Klarna CEO Sebastian Siemiatkowski previously told CNBC in an interview that unfavorable rules in Europe on employee stock options could risk the company losing talent to U.S. tech giants such as Google, Apple and Meta.
Plans for an IPO have been in the works for some time. In a February interview with CNBC’s “Closing Bell,” Siemiatkowski said an IPO in 2024 was “not impossible.” Affirm, one of the company’s key competitors, went public in 2021 and is now valued at about $18 billion.
In August, Klarna said it swung to a profit in the first half of the year.
Klarna’s decision to go pursue a listing in the U.S. represents a major blow to European stock exchanges, which have been trying to encourage local tech companies to list at home.

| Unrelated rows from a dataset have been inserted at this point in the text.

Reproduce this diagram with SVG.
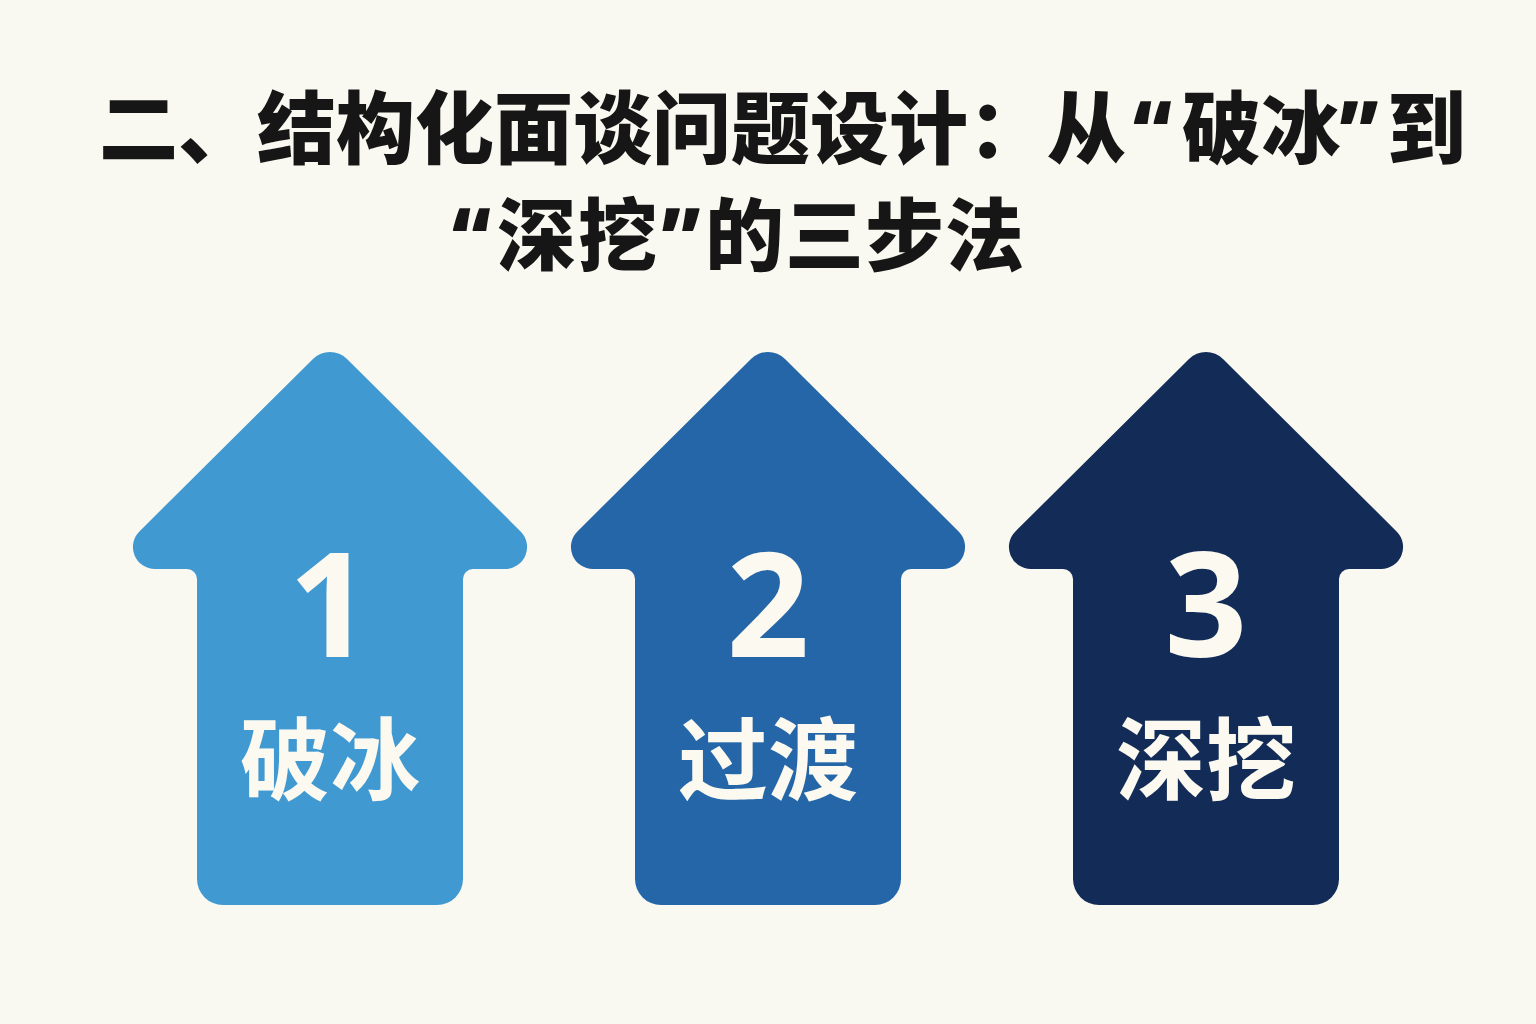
<svg xmlns="http://www.w3.org/2000/svg" width="1536" height="1024" viewBox="0 0 1536 1024">
  <defs>
    <path id="arrowShape" d="M -17,359 A 24 24 0 0 1 17,359 L 190.6,531.4 A 22 22 0 0 1 175,569 L 143,569 A 10 10 0 0 0 133,579 L 133,879 A 26 26 0 0 1 107,905 L -107,905 A 26 26 0 0 1 -133,879 L -133,579 A 10 10 0 0 0 -143,569 L -175,569 A 22 22 0 0 1 -190.6,531.4 Z"/>
  </defs>
  <style>
    .title { font-family: "Noto Sans", "Noto Sans CJK SC", sans-serif; font-weight: 900; font-size: 79px; fill: #161616; }
    .num { font-family: "Noto Sans", "Liberation Sans", sans-serif; font-weight: 700; font-size: 145px; fill: #FBF9F0; text-anchor: middle; }
    .lbl { font-family: "Noto Sans CJK SC", sans-serif; font-weight: 700; font-size: 90px; fill: #FBF9F0; text-anchor: middle; }
  </style>
  <rect width="1536" height="1024" fill="#FAF9F1"/>
  <g id="title">
    <text class="title" y="158"><tspan x="99">二、结构化面谈问题设计：从</tspan><tspan x="1133">“</tspan><tspan x="1182">破冰</tspan><tspan x="1339">”</tspan><tspan x="1387">到</tspan></text>
    <text class="title" y="265"><tspan x="452">“</tspan><tspan x="497">深</tspan><tspan x="578">挖</tspan><tspan x="661">”</tspan><tspan x="705">的</tspan><tspan x="785">三</tspan><tspan x="865">步</tspan><tspan x="945">法</tspan></text>
  </g>
  <g id="step1">
    <use href="#arrowShape" transform="translate(330,0)" fill="#4199D1"/>
    <text class="num" x="330" y="657">1</text>
    <text class="lbl" x="330" y="793">破冰</text>
  </g>
  <g id="step2">
    <use href="#arrowShape" transform="translate(768,0)" fill="#2466A7"/>
    <text class="num" x="768" y="657">2</text>
    <text class="lbl" x="768" y="793">过渡</text>
  </g>
  <g id="step3">
    <use href="#arrowShape" transform="translate(1206,0)" fill="#122C57"/>
    <text class="num" x="1206" y="657">3</text>
    <text class="lbl" x="1206" y="793">深挖</text>
  </g>
  <g id="connectors"/>
</svg>
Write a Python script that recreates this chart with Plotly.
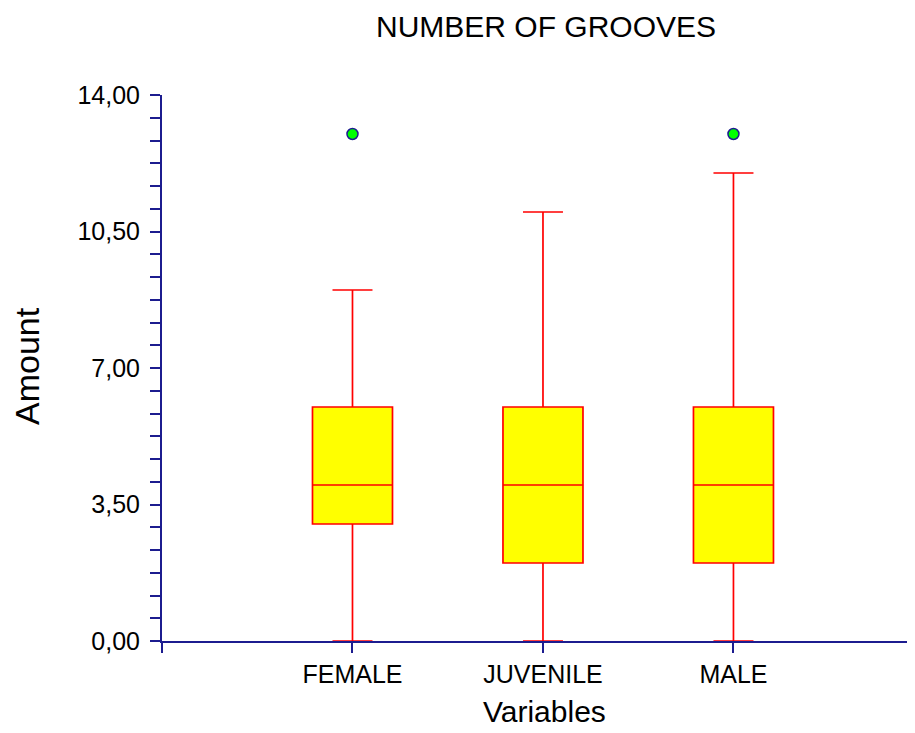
import plotly.graph_objects as go

categories = ["FEMALE", "JUVENILE", "MALE"]
q1 = [3, 2, 2]
median = [4, 4, 4]
q3 = [6, 6, 6]
lower_whisker = [0, 0, 0]
upper_whisker = [9, 11, 12]
outlier_cats = ["FEMALE", "MALE"]
outlier_vals = [13, 13]
y_tick_vals = [0, 3.5, 7, 10.5, 14]
y_tick_text = ["0,00", "3,50", "7,00", "10,50", "14,00"]

NAVY = "#1c1c8f"
pos = {c: i for i, c in enumerate(categories)}

# page has an 8px body margin; work in figure pixel coords
OFF = 8
W, H = 915 - OFF, 733 - OFF
L, T, B = 162 - OFF, 95 - OFF, 733 - 641
pw, ph = W - L, H - T - B


def px_x(x):
    return (x - OFF - L) / pw


def px_y(y):
    return (H - B - (y - OFF)) / ph


fig = go.Figure()
fig.add_trace(go.Box(
    x=[pos[c] for c in categories],
    q1=q1, median=median, q3=q3,
    lowerfence=lower_whisker, upperfence=upper_whisker,
    width=0.42, whiskerwidth=0.5,
    fillcolor="#FFFF00",
    line=dict(color="#FF0000", width=1.7),
    boxpoints=False, hoverinfo="skip", showlegend=False,
))
fig.add_trace(go.Scatter(
    x=[pos[c] for c in outlier_cats], y=outlier_vals, mode="markers",
    marker=dict(color="#00FF00", size=11, line=dict(color=NAVY, width=1.5)),
    showlegend=False, hoverinfo="skip", cliponaxis=False,
))

fig.update_layout(
    width=W, height=H,
    margin=dict(l=L, r=0, t=T, b=B, autoexpand=False),
    paper_bgcolor="white", plot_bgcolor="white",
    font=dict(family="Liberation Sans, Arial, sans-serif", color="black"),
    title=dict(text="NUMBER OF GROOVES", x=(546 - OFF) / W, xanchor="center",
               y=1 - (26 - OFF) / H, yanchor="middle",
               font=dict(family="Liberation Sans, Arial", size=30, color="black")),
    annotations=[
        dict(text="Variables", x=px_x(544), y=px_y(711), xref="paper", yref="paper",
             xanchor="center", yanchor="middle", showarrow=False, font=dict(size=30)),
        dict(text="Amount", x=px_x(27), y=px_y(366), xref="paper", yref="paper",
             xanchor="center", yanchor="middle", showarrow=False,
             textangle=-90, font=dict(size=34)),
    ],
)

fig.update_xaxes(
    range=[-1, 2.953], tickvals=[-1, 0, 1, 2], ticktext=[""] + categories,
    showgrid=False, zeroline=False, showline=True, linecolor=NAVY, linewidth=2,
    ticks="outside", ticklen=10, tickwidth=2, tickcolor=NAVY,
    tickfont=dict(size=25), layer="below traces", automargin=False,
)
fig.update_yaxes(
    range=[0, 14], tickvals=y_tick_vals, ticktext=y_tick_text,
    showgrid=False, zeroline=False, showline=True, linecolor=NAVY, linewidth=2,
    ticks="outside", ticklen=10, tickwidth=2, tickcolor=NAVY,
    minor=dict(dtick=3.5 / 6, tick0=0, ticks="outside", ticklen=10, tickwidth=2, tickcolor=NAVY),
    tickfont=dict(size=25), layer="below traces", automargin=False,
    ticklabelstandoff=5,
)

fig.write_html("out.html")
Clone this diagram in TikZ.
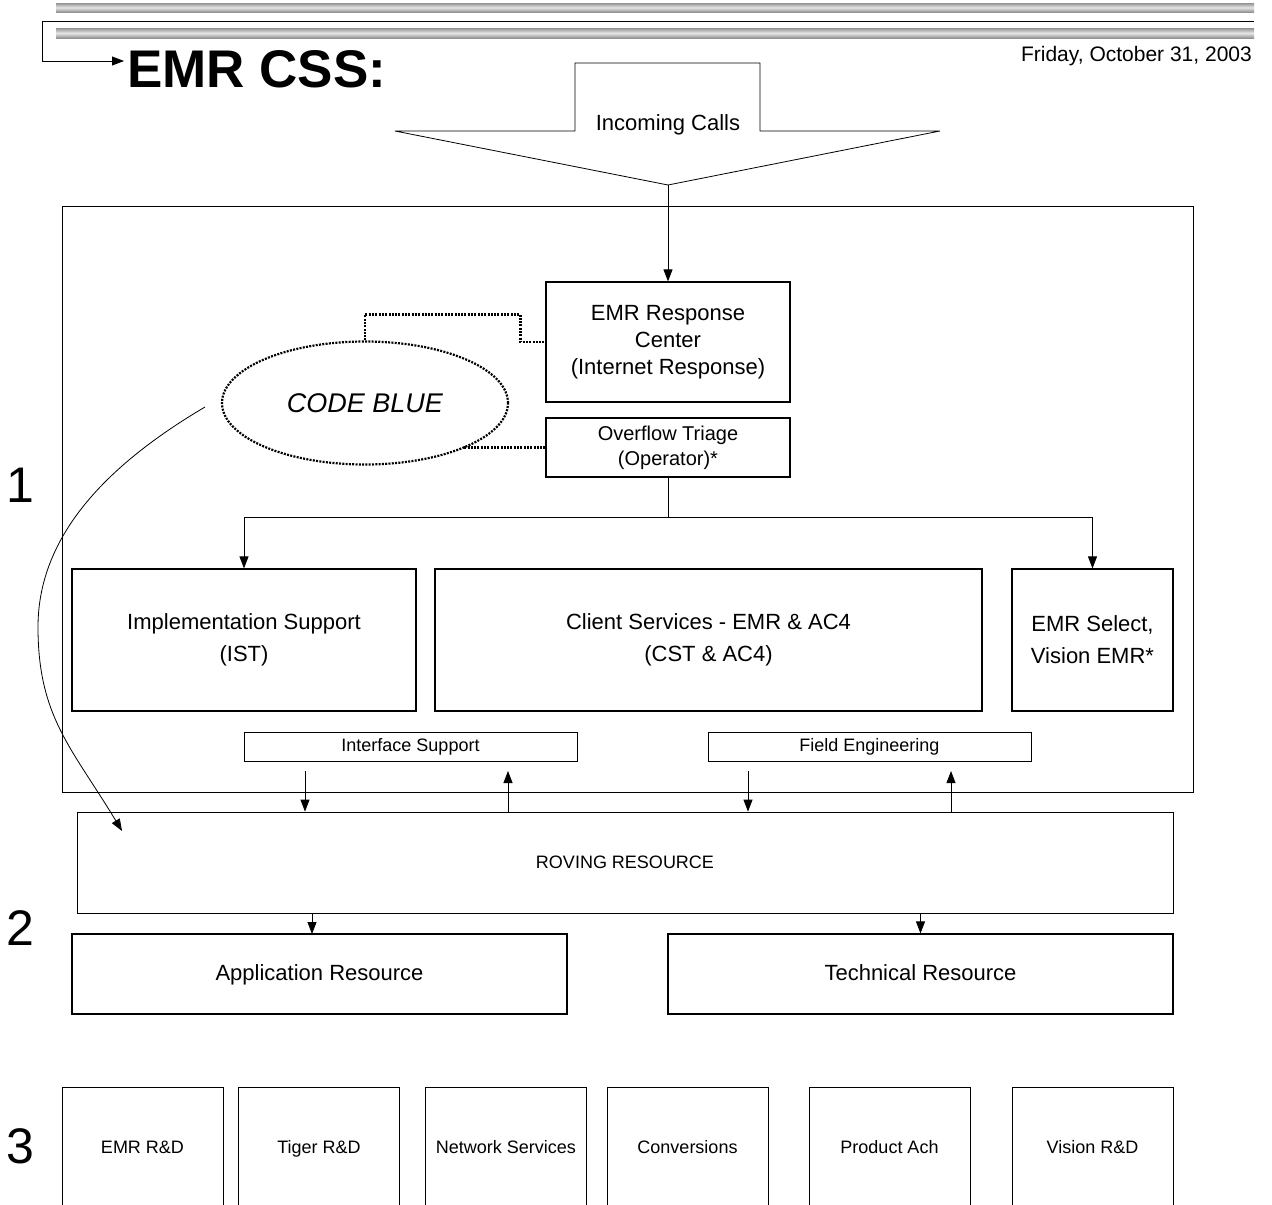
\documentclass[tikz,border=0pt]{standalone}
\usepackage{fontspec}
\setmainfont{Liberation Sans}
\usepackage{tikz}
\usetikzlibrary{calc}
\usetikzlibrary{shapes}
\usetikzlibrary{arrows.meta}

\tikzset{
  box/.style = {rectangle, draw = black, line width = 1.2pt, inner sep = 0pt, align = center, font = \fontsize{22}{27}\selectfont},
  bigbox/.style = {box, font = \fontsize{22}{32}\selectfont},
  thinbox/.style = {box, line width = 0.8pt, font = \fontsize{18}{22}\selectfont},
  labbox/.style = {thinbox, minimum height = 150pt, anchor = north, text height = 13pt, text depth = 31pt},
  link/.style = {-{Triangle[length = 12pt, width = 9pt]}, line width = 0.8pt},
  dotlink/.style = {line width = 2.2pt, dash pattern = on 2pt off 1.3pt},
  bar/.style = {top color = gray!85, bottom color = gray!85, middle color = gray!20},
  levelnum/.style = {font = \fontsize{50}{50}\selectfont, anchor = base west, inner sep = 0pt}
}

\begin{document}
\begin{tikzpicture}[x = 1pt, y = -1pt]
\useasboundingbox (0,0) rectangle (1272,1205);
% header
\shade[bar] (56,3) rectangle (1254,12);
\shade[bar] (56,28) rectangle (1254,38);
\draw (127,87) node[anchor = base west, inner sep = 0pt, font = \fontsize{53}{53}\selectfont\bfseries, name = title]{EMR CSS:};
\draw (1252,61) node[anchor = base east, inner sep = 0pt, font = \fontsize{21}{21}\selectfont, name = date]{Friday, October 31, 2003};
\coordinate (hdr) at (1254,21);
\coordinate (hdrend) at (124,61);
\draw[link] (hdr) -- (42,21) -- (42,61) -- (hdrend);
\draw (6,502) node[levelnum, name = lvl1]{1};
\draw (6,945) node[levelnum, name = lvl2]{2};
\draw (6,1163) node[levelnum, name = lvl3]{3};
% incoming calls
\draw[line width = 0.8pt] (395,131) -- (575,131) -- (575,63) -- (760,63) -- (760,131) -- (940,131) -- (668,185) -- cycle;
\coordinate (calltip) at (668,185);
\draw (668,125) node[font = \fontsize{22}{22}\selectfont, name = calls]{Incoming Calls};
% level 1
\draw (627.5,499) node[rectangle, draw = black, line width = 0.8pt, minimum width = 1131pt, minimum height = 586pt, name = lvlone]{};
\draw (668,342) node[box, minimum width = 244pt, minimum height = 120pt, name = emr]{EMR Response\\Center\\(Internet Response)};
\draw (emr) + (0,105.5) node[box, minimum width = 244pt, minimum height = 59pt, font = \fontsize{20}{25}\selectfont, name = ovt]{Overflow Triage\\(Operator)*};
\draw[link] (calltip) -- (emr.north);
\draw (365,403) node[ellipse, dotlink, draw = black, minimum width = 286pt, minimum height = 123pt, inner sep = 0pt, font = \fontsize{27}{27}\selectfont\itshape, name = code]{CODE BLUE};
\draw[dotlink] (code.north) -- ++(0,-26) -| ($(emr.west) + (-25,0)$) -- (emr.west);
\coordinate (codeedge) at ($(ovt.west) + (-82,0)$);
\draw[dotlink] (ovt.west) -- (codeedge);
\draw (244,640) node[bigbox, minimum width = 344pt, minimum height = 142pt, name = ist]{Implementation Support\\(IST)};
\draw (708.5,640) node[bigbox, minimum width = 547pt, minimum height = 142pt, name = cst]{Client Services - EMR \& AC4\\(CST \& AC4)};
\draw (1092.5,640) node[bigbox, minimum width = 161pt, minimum height = 142pt, name = sel]{EMR Select,\\Vision EMR*};
\draw (ovt.south) -- ++(0,40) coordinate (split);
\draw[link] (split) -| (ist.north);
\draw[link] (split) -| (sel.north);
\draw (410.5,746.5) node[thinbox, minimum width = 333pt, minimum height = 29pt, name = ifs]{Interface Support};
\draw (869.5,746.5) node[thinbox, minimum width = 323pt, minimum height = 29pt, name = fe]{Field Engineering};
% level 2
\draw (625,862.5) node[thinbox, minimum width = 1096pt, minimum height = 101pt, font = \fontsize{18}{18}\selectfont, name = rov]{ROVING RESOURCE};
\coordinate (ifsdown) at (305,771);
\coordinate (ifsup) at (508,771);
\coordinate (fedown) at (748,771);
\coordinate (feup) at (951,771);
\draw[link] (ifsdown) -- (ifsdown |- rov.north);
\draw[link] (ifsup |- rov.north) -- (ifsup);
\draw[link] (fedown) -- (fedown |- rov.north);
\draw[link] (feup |- rov.north) -- (feup);
\coordinate (codetail) at (205,407);
\coordinate (rovtip) at (122,831);
\draw[link] (codetail) .. controls (105,466) and (38,537) .. (38,627) .. controls (38,717) and (72,748) .. (rovtip);
\draw (319.5,974) node[box, minimum width = 495pt, minimum height = 80pt, text height = 16pt, text depth = 4pt, name = app]{Application Resource};
\draw (920.5,974) node[box, minimum width = 505pt, minimum height = 80pt, text height = 16pt, text depth = 4pt, name = tech]{Technical Resource};
\coordinate (appin) at (312,934);
\draw[link] (rov.south -| appin) -- (appin);
\draw[link] (rov.south -| tech.north) -- (tech.north);
% level 3
\foreach \nm/\cx/\txt in {emrrd/142.5/{EMR R\&D}, tigerrd/319/{Tiger R\&D}, netsvc/506/{Network Services}, conv/687.5/{Conversions}, prodach/889.5/{Product Ach}, visionrd/1092.5/{Vision R\&D}}
  \draw (\cx,1087) node[labbox, minimum width = 161pt, name = \nm]{\txt};
\end{tikzpicture}
\end{document}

The London Stock Exchange, for example, has made reforms to make the U.K. a more attractive market for tech companies to list, including the ability for founders to issue dual-class shares that enable entrepreneurs to maintain control over a company’s strategy and direction.
Siemiatkowski hadn’t previously committed to listing in one market over another, and London was among the markets he was considering for Klarna’s IPO.
However, in 2021 he said that the firm was more likely to list in the U.S. than the U.K., due in part to higher visibility.